3-DOF Robot Arm Design and Fabrication
Robotics ·Overview
For RBE 501 (Robot Dynamics) at WPI, our team designed a 3-DOF planar robot arm capable of moving a 500g payload between three defined positions. The course project required kinematic analysis, CAD modeling, trajectory generation, dynamics analysis, and motor selection—but we chose to go further and physically fabricate the arm as well.
Kinematic Design
We designed a planar arm with link lengths of 10cm, 10cm, and 5cm. Forward kinematics were computed using the Product of Exponentials (PoE) formulation, while inverse kinematics used a geometric approach with the Law of Cosines and Law of Sines to find closed-form solutions for each target pose.
Trajectory Generation
Smooth trajectories were generated using quintic polynomials in joint space. The polynomial coefficients were computed to satisfy constraints on position, velocity, and acceleration at the start and end of each motion segment—ensuring zero velocity and acceleration at rest positions.

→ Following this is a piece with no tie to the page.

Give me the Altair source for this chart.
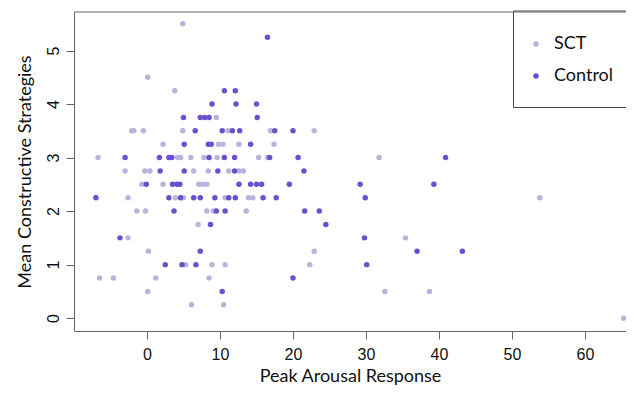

Dynamics and Motor Selection
We analyzed joint torques using the Recursive Newton-Euler (RNE) algorithm, computing both gravity compensation and inertial torques at each timestep. Based on the maximum torque, velocity, and acceleration requirements, we selected Hiwonder HTD-45H servo motors, which provided a safety factor of approximately 5.5x on torque.
What I Learned
This project gave me hands-on experience connecting theoretical robotics concepts to physical hardware. Deriving kinematics and dynamics by hand, then validating them against a real system, reinforced how small modeling assumptions affect real-world behavior. It also highlighted the value of doing rough calculations early—we estimated motor requirements before completing the full analysis, which let us start fabrication in parallel.